### [AIM OF THE TASK]
Exactly reproduce the lines that run from the one containing "Rebuild this chart" through the one containing "const yTicks = [-16,-12,-8,-4,0,4,8,12,16];", ends included, with no pictures.

>> Start ENTRIES SUPPLIED

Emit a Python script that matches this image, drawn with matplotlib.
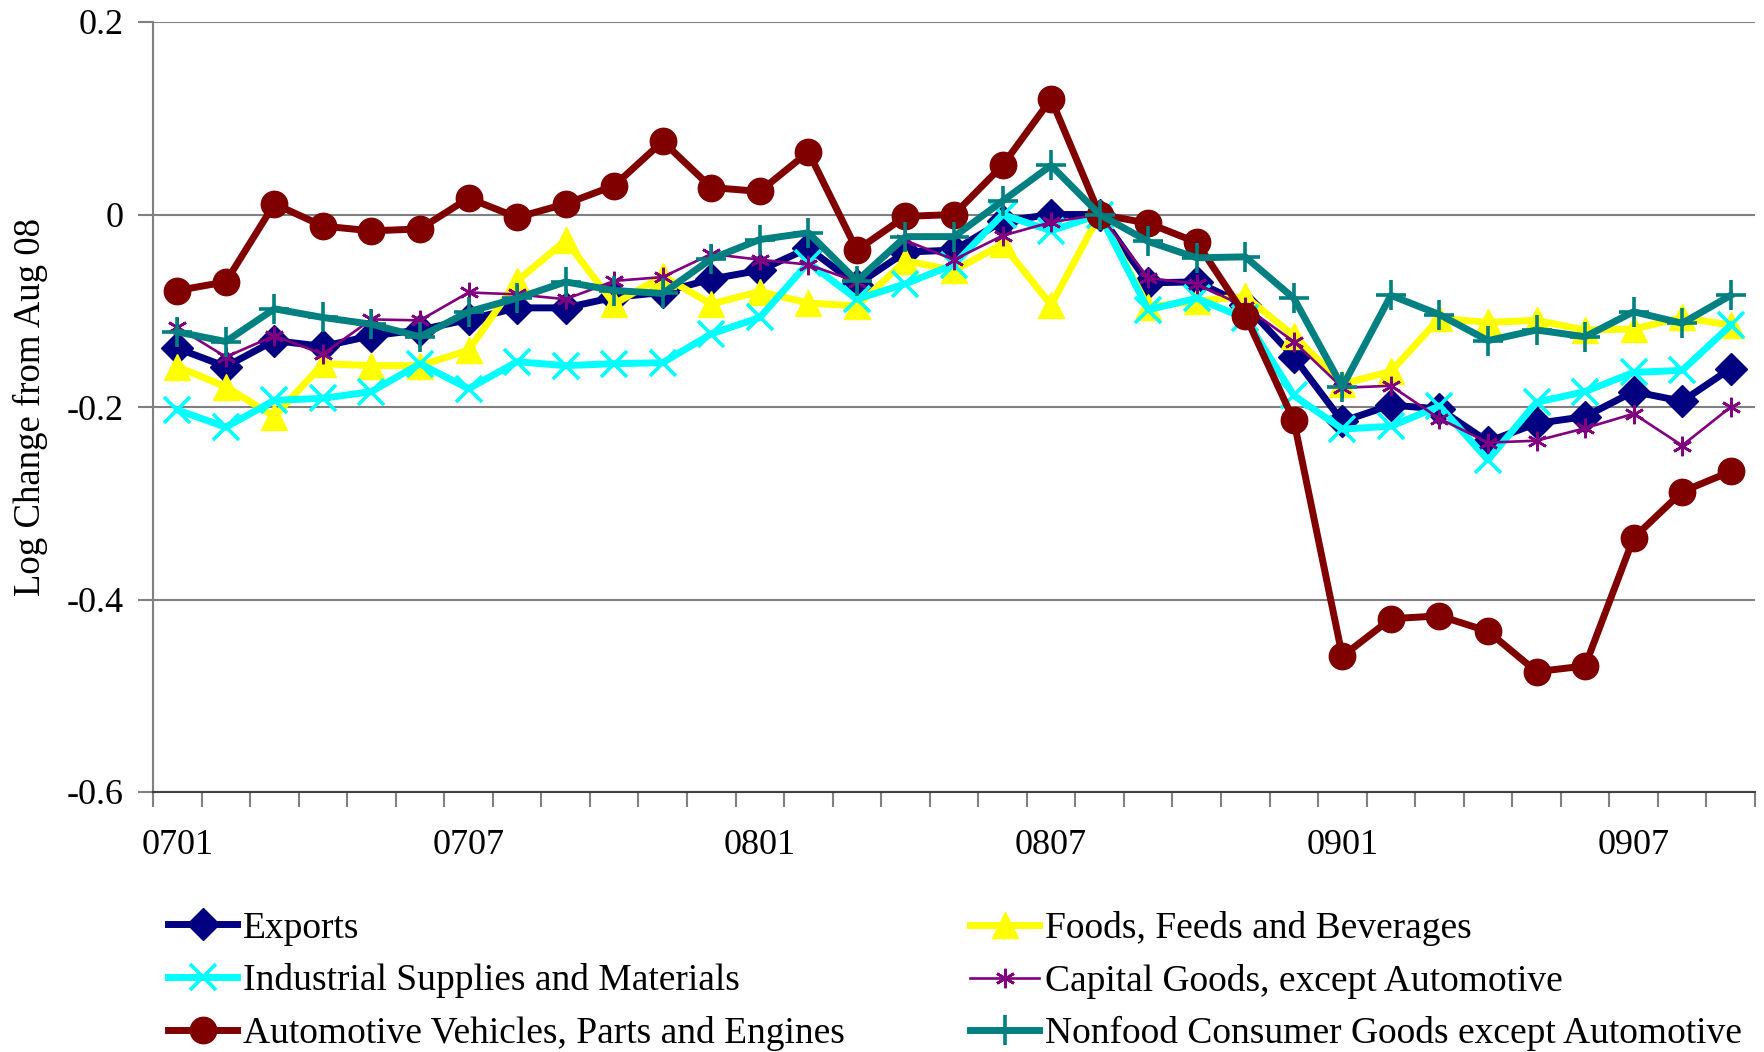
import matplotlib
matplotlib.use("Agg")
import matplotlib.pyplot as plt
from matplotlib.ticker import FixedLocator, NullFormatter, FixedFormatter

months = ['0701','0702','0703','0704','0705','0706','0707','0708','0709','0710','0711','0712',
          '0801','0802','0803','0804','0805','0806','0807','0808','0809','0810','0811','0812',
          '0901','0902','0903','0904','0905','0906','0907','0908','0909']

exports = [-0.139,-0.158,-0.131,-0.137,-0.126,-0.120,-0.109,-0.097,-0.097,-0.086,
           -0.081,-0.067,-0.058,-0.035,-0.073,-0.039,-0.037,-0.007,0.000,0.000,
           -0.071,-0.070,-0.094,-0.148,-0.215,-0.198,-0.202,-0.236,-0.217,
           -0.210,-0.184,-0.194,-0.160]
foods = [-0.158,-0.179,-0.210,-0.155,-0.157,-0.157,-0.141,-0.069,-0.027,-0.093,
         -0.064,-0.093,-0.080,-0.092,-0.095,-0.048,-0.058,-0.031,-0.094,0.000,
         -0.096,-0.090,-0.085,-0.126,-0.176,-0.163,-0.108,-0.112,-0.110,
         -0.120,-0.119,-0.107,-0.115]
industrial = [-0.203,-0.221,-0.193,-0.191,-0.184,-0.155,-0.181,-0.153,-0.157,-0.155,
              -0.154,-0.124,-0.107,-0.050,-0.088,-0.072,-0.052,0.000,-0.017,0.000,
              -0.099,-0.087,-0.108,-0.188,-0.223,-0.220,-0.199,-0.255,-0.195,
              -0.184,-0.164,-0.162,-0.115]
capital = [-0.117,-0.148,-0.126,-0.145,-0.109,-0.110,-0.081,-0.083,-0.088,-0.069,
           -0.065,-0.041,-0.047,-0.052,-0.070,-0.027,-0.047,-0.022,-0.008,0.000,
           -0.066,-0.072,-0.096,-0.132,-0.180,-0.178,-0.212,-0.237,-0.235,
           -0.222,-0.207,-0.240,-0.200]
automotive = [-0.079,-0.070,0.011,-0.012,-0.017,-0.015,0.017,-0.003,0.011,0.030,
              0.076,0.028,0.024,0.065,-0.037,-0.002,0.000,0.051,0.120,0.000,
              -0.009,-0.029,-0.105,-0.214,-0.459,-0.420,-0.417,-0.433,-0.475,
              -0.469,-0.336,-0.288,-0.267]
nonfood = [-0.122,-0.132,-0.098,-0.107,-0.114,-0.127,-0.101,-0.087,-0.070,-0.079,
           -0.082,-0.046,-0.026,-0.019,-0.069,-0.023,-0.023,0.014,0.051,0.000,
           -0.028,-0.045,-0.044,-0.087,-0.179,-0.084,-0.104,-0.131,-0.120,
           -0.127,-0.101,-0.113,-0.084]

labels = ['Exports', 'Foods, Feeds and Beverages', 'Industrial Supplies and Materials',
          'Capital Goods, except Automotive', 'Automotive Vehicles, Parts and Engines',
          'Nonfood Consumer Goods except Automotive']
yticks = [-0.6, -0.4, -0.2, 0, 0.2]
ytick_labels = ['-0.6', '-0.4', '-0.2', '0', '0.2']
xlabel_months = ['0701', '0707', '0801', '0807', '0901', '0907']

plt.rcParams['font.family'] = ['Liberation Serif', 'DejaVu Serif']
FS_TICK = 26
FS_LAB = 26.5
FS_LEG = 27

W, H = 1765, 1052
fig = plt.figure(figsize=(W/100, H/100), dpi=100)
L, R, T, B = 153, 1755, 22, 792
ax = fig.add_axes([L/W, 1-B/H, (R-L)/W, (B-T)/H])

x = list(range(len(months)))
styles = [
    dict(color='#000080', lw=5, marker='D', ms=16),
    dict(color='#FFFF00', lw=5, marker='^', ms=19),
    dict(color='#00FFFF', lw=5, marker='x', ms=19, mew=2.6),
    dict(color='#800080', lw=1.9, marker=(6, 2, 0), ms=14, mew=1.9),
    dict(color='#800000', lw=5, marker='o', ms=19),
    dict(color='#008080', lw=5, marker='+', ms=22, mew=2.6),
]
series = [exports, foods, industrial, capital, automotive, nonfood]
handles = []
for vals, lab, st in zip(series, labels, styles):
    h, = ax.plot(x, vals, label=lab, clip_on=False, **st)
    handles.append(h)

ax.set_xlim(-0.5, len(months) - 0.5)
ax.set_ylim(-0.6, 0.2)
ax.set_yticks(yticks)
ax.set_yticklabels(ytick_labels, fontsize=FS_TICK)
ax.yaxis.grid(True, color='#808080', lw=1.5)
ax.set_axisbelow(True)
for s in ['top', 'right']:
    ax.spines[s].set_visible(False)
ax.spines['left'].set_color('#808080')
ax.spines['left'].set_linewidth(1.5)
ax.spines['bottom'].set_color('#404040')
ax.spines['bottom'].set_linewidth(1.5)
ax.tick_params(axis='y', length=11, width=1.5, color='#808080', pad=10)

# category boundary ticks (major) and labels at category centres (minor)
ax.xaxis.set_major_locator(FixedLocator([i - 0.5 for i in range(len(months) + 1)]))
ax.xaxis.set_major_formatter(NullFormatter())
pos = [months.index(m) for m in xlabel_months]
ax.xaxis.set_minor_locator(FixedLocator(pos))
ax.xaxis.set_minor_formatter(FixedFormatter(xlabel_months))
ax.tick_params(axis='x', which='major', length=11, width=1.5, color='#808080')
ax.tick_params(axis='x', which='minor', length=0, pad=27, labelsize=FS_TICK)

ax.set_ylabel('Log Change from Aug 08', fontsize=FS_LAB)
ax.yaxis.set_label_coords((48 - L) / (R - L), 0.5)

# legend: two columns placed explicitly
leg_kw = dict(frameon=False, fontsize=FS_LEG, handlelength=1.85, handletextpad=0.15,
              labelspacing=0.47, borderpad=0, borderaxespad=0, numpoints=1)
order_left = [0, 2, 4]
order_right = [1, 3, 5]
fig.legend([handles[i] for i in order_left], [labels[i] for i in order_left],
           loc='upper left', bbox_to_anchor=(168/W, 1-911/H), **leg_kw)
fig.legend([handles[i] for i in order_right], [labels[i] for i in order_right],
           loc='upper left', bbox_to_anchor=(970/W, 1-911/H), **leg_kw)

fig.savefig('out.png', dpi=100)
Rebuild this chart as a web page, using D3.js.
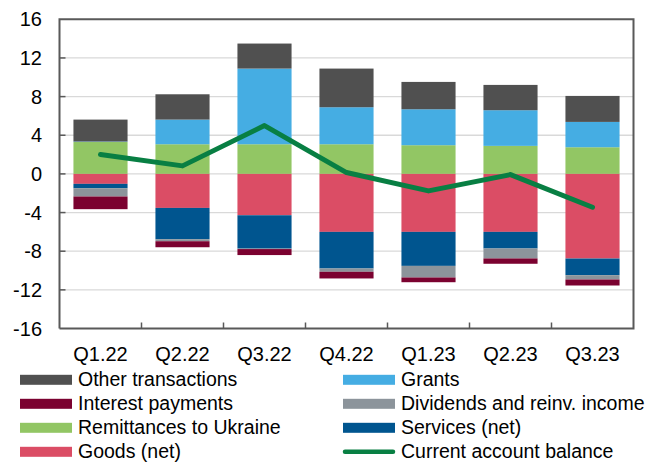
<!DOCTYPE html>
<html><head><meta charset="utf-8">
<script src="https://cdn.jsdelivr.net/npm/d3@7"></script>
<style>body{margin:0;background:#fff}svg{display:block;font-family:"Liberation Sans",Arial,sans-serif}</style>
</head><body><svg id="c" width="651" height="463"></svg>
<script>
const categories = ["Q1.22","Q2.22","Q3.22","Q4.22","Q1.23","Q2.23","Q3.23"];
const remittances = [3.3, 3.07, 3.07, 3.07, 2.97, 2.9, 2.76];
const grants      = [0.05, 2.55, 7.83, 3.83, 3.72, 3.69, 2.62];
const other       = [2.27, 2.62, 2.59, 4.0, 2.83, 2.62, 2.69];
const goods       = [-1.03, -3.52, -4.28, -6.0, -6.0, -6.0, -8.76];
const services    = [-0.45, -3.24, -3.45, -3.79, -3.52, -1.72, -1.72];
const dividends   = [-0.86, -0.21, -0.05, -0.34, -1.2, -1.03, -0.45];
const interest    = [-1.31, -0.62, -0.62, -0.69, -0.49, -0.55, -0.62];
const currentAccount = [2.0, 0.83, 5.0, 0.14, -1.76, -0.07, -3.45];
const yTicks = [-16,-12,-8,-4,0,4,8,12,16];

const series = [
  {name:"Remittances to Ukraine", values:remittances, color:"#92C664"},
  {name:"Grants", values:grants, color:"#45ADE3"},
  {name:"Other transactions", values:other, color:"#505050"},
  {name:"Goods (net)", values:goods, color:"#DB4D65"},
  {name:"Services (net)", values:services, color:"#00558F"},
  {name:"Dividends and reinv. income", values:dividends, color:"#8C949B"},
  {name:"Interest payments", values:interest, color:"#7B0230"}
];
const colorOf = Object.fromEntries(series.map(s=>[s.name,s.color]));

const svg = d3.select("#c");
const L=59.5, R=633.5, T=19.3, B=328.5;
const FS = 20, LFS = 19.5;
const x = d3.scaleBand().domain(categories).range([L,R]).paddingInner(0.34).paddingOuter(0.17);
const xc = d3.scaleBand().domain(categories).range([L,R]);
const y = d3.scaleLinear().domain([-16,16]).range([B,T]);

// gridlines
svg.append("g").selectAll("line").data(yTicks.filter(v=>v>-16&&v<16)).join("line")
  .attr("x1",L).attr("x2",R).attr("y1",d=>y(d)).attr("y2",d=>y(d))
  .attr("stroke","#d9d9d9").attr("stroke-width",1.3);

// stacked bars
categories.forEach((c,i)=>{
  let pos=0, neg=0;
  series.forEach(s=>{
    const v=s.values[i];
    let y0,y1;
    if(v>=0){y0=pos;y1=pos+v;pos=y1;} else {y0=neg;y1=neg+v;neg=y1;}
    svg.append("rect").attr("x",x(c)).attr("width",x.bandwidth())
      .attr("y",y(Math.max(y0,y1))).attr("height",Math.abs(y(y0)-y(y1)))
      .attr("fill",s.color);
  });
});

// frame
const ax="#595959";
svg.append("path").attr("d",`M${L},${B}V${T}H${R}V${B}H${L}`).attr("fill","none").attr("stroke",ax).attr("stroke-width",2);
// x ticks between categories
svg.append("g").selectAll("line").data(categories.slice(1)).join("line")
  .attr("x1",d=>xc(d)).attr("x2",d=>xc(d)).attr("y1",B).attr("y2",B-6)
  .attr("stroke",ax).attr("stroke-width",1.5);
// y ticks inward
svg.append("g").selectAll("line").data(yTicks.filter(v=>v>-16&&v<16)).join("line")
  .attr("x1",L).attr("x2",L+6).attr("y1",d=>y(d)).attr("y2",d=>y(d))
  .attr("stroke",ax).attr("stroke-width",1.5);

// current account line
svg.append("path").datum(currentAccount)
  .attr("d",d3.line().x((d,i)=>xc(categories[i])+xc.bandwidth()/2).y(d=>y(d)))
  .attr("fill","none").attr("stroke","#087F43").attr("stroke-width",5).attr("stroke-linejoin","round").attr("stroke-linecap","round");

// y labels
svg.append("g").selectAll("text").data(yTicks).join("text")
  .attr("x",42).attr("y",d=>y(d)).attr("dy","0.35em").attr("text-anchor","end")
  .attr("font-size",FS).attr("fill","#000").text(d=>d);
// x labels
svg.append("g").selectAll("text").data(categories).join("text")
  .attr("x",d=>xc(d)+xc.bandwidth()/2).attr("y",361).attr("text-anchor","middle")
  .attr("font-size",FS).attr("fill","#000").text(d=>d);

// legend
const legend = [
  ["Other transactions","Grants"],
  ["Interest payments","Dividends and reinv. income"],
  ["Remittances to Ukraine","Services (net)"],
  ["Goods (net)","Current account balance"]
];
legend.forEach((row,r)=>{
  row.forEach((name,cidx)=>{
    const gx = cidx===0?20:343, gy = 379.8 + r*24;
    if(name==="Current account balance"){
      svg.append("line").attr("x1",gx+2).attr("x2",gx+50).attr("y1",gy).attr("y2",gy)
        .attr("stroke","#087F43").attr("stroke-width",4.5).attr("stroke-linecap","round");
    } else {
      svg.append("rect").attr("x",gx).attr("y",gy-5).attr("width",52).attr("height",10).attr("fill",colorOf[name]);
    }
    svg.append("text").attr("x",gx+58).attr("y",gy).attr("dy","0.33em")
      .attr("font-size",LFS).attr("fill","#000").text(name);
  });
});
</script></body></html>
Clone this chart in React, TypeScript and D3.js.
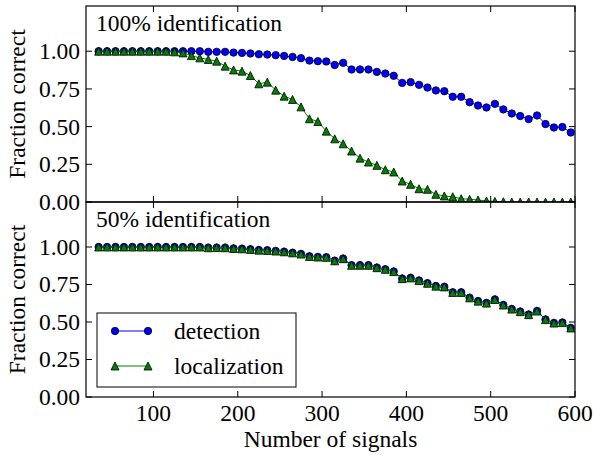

>> End ENTRIES SUPPLIED

### [PROBLEM SOLUTION]
Rebuild this chart as a web page, using D3.js.
<!DOCTYPE html>
<html><head><meta charset="utf-8">
<script src="https://cdn.jsdelivr.net/npm/d3@7"></script>
<style>body{margin:0;background:#fff}svg{display:block;font-family:"Liberation Sans",Arial,sans-serif}</style>
</head><body><svg id="c" width="651" height="463"></svg>
<script>
const categories = ["Q1.22","Q2.22","Q3.22","Q4.22","Q1.23","Q2.23","Q3.23"];
const remittances = [3.3, 3.07, 3.07, 3.07, 2.97, 2.9, 2.76];
const grants      = [0.05, 2.55, 7.83, 3.83, 3.72, 3.69, 2.62];
const other       = [2.27, 2.62, 2.59, 4.0, 2.83, 2.62, 2.69];
const goods       = [-1.03, -3.52, -4.28, -6.0, -6.0, -6.0, -8.76];
const services    = [-0.45, -3.24, -3.45, -3.79, -3.52, -1.72, -1.72];
const dividends   = [-0.86, -0.21, -0.05, -0.34, -1.2, -1.03, -0.45];
const interest    = [-1.31, -0.62, -0.62, -0.69, -0.49, -0.55, -0.62];
const currentAccount = [2.0, 0.83, 5.0, 0.14, -1.76, -0.07, -3.45];
const yTicks = [-16,-12,-8,-4,0,4,8,12,16];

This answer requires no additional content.